Robust Identification of Road Surface Condition Based on Ego-Vehicle Trajectory Reckoning

Abstract

The type of road surface condition (RSC) will directly affect the driving performance of vehicles. Monitoring the type of RSC is essential for both transportation agencies and individual drivers. However, most existing methods are solely based on a dynamics-based method or an image-based method, which is susceptible to road excitation limitations and interference from the external environment. Therefore, this paper proposes a decision-level fusion identification framework of the RSC based on ego-vehicle trajectory reckoning to accurately obtain the type of RSC that the front wheels of the vehicle will experience. First, a road feature extraction model based on multi-task learning is conducted, which can simultaneously segment the drivable area and road cast shadow.

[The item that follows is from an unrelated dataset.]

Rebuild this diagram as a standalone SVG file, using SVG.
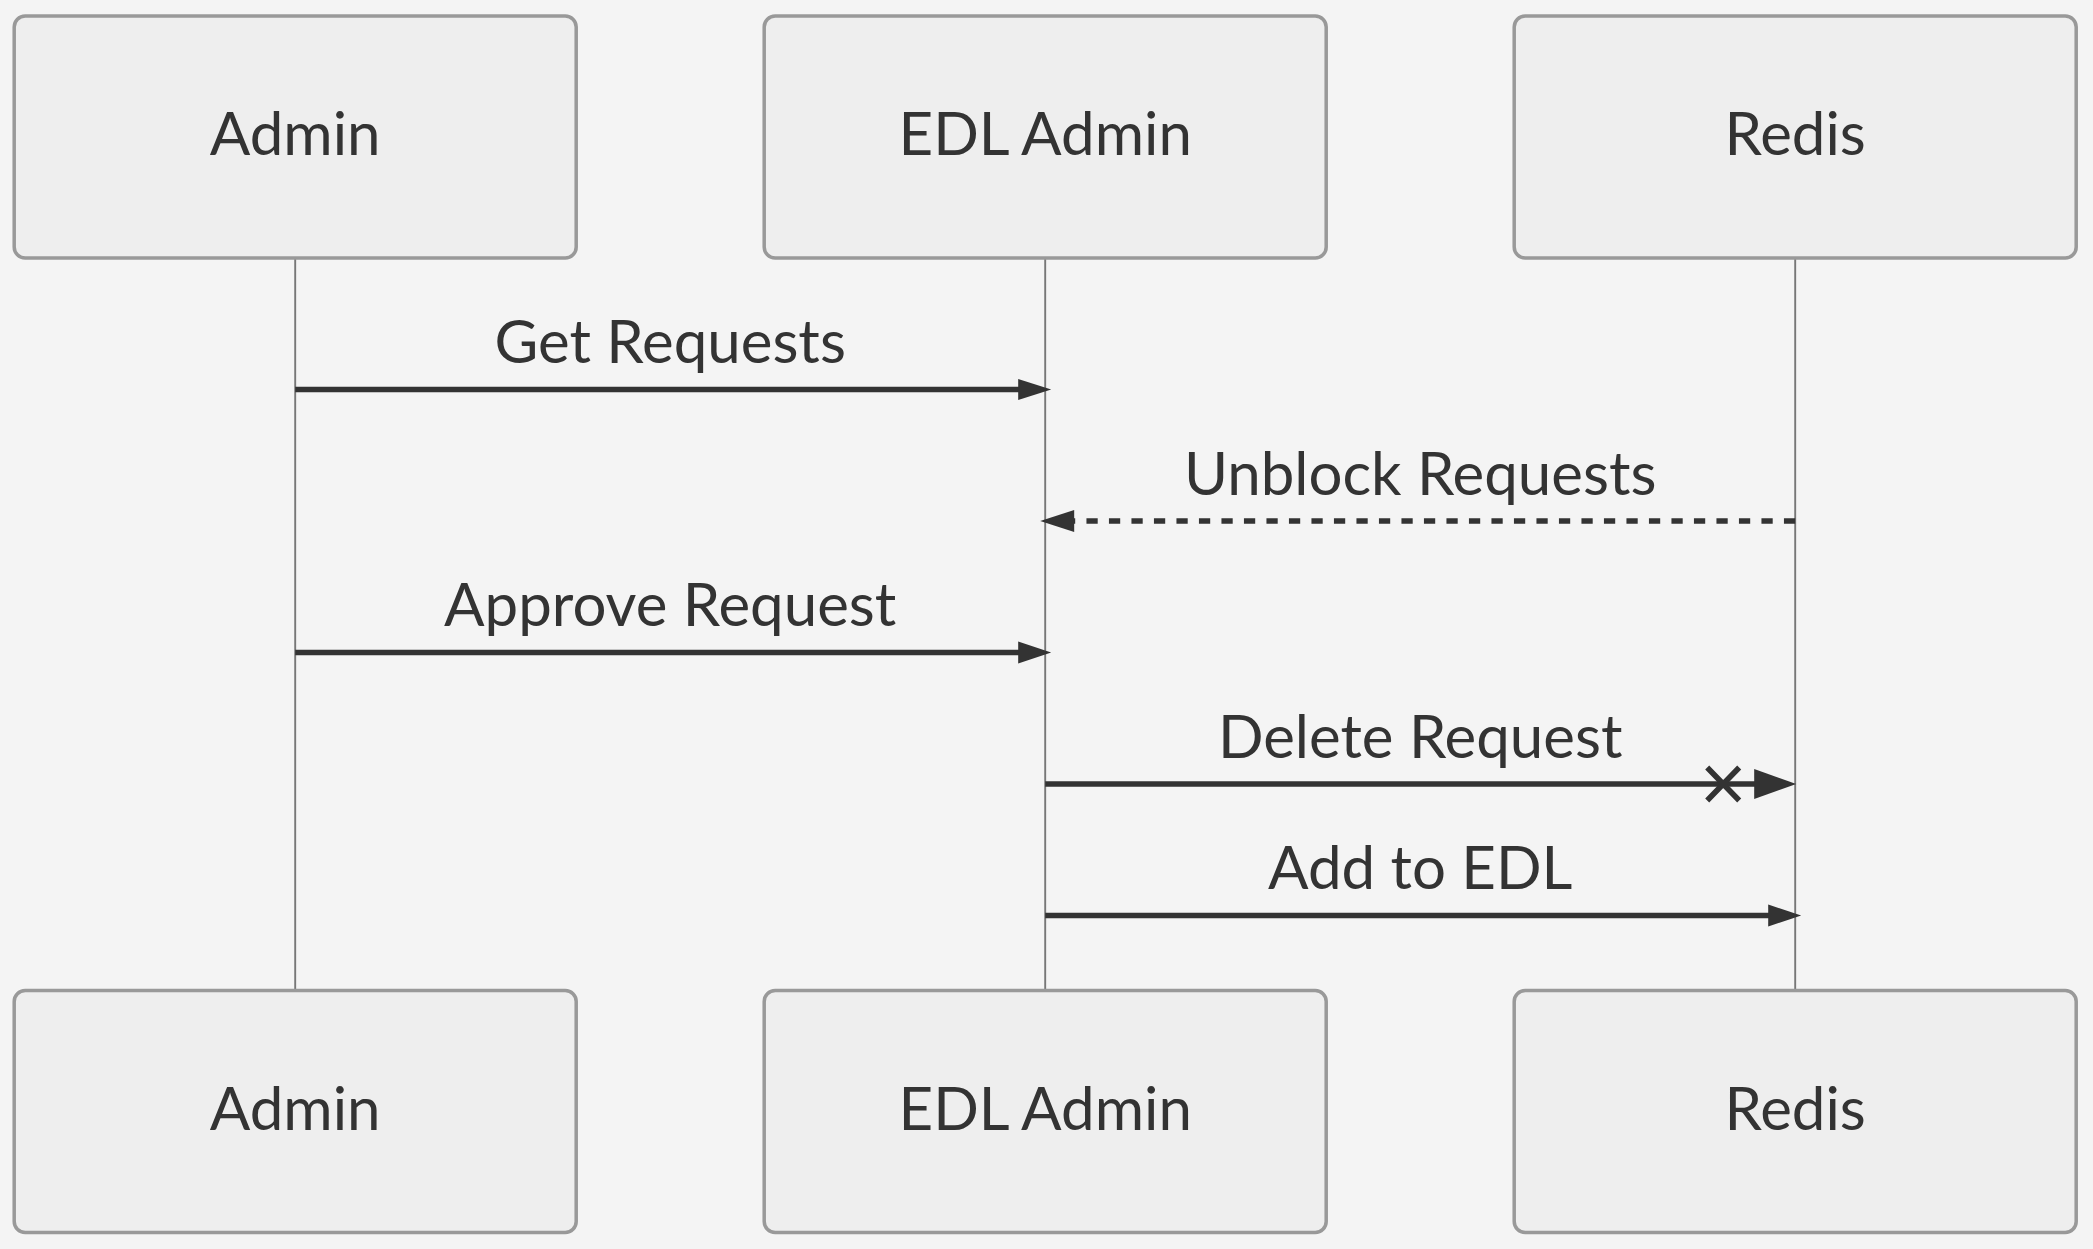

Second, the optimized candidate regions of interest are classified with confidence levels by ShuffleNet. Considering environmental interference, candidate regions of interest regarded as virtual sensors are fused by improved Dempster-Shafer evidence theory to obtain the fusion results. Finally, the ego-vehicle trajectory reckoning module based on the kinematic bicycle model is added to the proposed fusion method to extract the RSC experienced by the front wheels. The performance of the entire framework is verified on a specific dataset with shadow and split curve roads. The results reveal that the proposed method can identify the RSC with accurate predictions in real time.